Re: USAGE: subway
From: | John Cowan <cowan@...> |
Date: | Wednesday, April 9, 2003, 10:56 |
BP Jonsson scripsit:
> >Two hundred years ago we all shared a common language.
>
> More like 300 years or even 50-100 years more.
Perhaps. Did lootenants and leftenants face one another across the
lines at Yorktown? We'll never know. The earliest (Scottish) writer
on Americanisms, one John Witherspoon (fl. 1781), whines about our
neologisms, not our accent: that came later.
> >have preserved the pure well of English undefiled
>
> Not so. It was Irreparably Defiled already in back in the
> 15th century or so, when ye mucked up your speeche beyond
> measure, aka The Gross Vowel Sh*t.
I will admit that Middle English is a coole speeche, but, it's, well, *old*.
> I'm neither a Tory nor a relative of his, nevertheless brace
> yourself for the Quotation:
"Now Mr. Lee could not but be very obnoxious [i.e. repulsive, not rude]
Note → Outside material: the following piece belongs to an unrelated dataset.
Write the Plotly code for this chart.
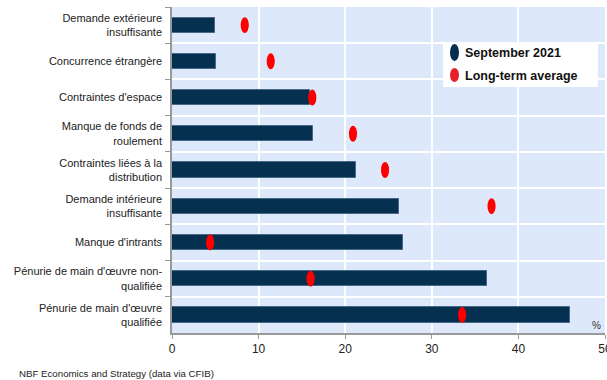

to Dr. Johnson, for he was not only a Whig but an *American*."
--Boswell
--
John Cowan http://www.ccil.org/~cowan cowan@ccil.org
To say that Bilbo's breath was taken away is no description at all. There
are no words left to express his staggerment, since Men changed the language
that they learned of elves in the days when all the world was wonderful.